Buying a home is one of the biggest financial decisions you’ll ever make — and understanding mortgage types is essential for getting it right. From fixed-rate loans to adjustable-rate mortgages, each option has unique pros and cons that can impact your budget and long-term financial goals.
This FAQ guide breaks down the most common mortgage types, how they work, and what to consider before signing on the dotted line.
What Are the Main Types of Mortgages?
There are several main mortgage types, each suited for different financial needs and stages of life:
- Fixed-Rate Mortgage (FRM): Keeps the same interest rate for the life of the loan, providing predictable monthly payments.
- Adjustable-Rate Mortgage (ARM): Starts with a lower rate that adjusts periodically based on market trends.
- FHA Loan: Backed by the Federal Housing Administration; ideal for first-time buyers with lower credit or smaller down payments.
- VA Loan: Available to veterans and active-duty service members, often requiring no down payment.
- USDA Loan: Designed for rural and suburban homebuyers with moderate income.
- Jumbo Loan: For homes exceeding standard loan limits, typically requiring excellent credit and larger down payments.

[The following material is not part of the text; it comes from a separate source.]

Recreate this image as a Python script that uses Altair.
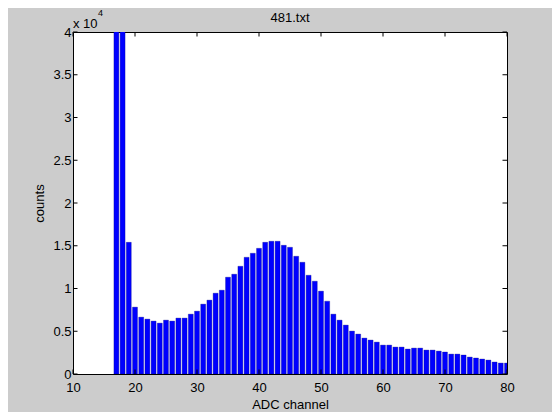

Which Mortgage Type Is Best for First-Time Buyers?
For most first-time buyers, FHA loans and fixed-rate mortgages are the most accessible. FHA loans allow smaller down payments (as low as 3.5%) and more flexible credit requirements, while fixed-rate mortgages offer long-term stability.
If you’re eligible, VA loans are also a strong choice — they often have zero down payment and no private mortgage insurance (PMI).
What’s the Difference Between Fixed and Adjustable-Rate Mortgages?
| Feature | Fixed-Rate Mortgage | Adjustable-Rate Mortgage (ARM) |
|---|---|---|
| Interest rate | Stays the same | Changes after initial period |
| Payment predictability | High | Varies with market rates |
| Ideal for | Long-term homeowners | Short-term buyers or refinancers |
| Risk level | Low | Moderate to high |
Fixed-rate loans are best for homeowners who plan to stay long-term, while ARMs may suit those who plan to sell or refinance within a few years.
What Is a Conventional Loan vs a Government-Backed Loan?
A conventional loan is not insured by the federal government and typically requires stronger credit and a higher down payment.
A government-backed loan — such as FHA, VA, or USDA — has built-in protections for lenders, allowing more flexible terms for borrowers.
- Conventional: Best for borrowers with good credit and stable income.
- Government-Backed: Best for first-time buyers or those with limited savings.
What Are Jumbo Loans and When Are They Needed?
A jumbo loan is used when the amount borrowed exceeds the conforming loan limit set by the Federal Housing Finance Agency (FHFA), which is $766,550 in most areas (as of 2025).
These loans are ideal for higher-value homes but come with stricter lending standards, including:
- Strong credit history (usually 700+)
- Debt-to-income ratio below 43%
- Larger down payments (10–20%)
How Do You Choose the Right Mortgage Type?
Choosing the right mortgage depends on your financial situation and goals. Ask yourself:
- How long do I plan to stay in the home?
- Do I value stability or lower initial payments?
- How much can I afford to put down?
- Is my income stable or variable?
Pro tip: Use online mortgage comparison tools and calculators to model payments under different interest rate scenarios before committing.
Can You Refinance to a Different Mortgage Type Later?
Yes — refinancing lets you switch from one mortgage type to another if rates change or your financial situation improves. Common reasons to refinance include:
- Switching from ARM to fixed-rate for stability
- Lowering monthly payments with better rates
- Accessing home equity through a cash-out refinance
Be sure to factor in closing costs, which can range from 2% to 5% of your loan balance.
Key Takeaway
Understanding mortgage types is about more than just choosing a loan — it’s about choosing a financial path that fits your life.
A fixed-rate mortgage may offer peace of mind, while an adjustable-rate loan could help you save early on. The key is aligning your mortgage with your long-term plans and financial comfort level.
Smart buyers research, compare, and plan ahead — that’s how homeownership becomes a solid investment, not a stressful gamble.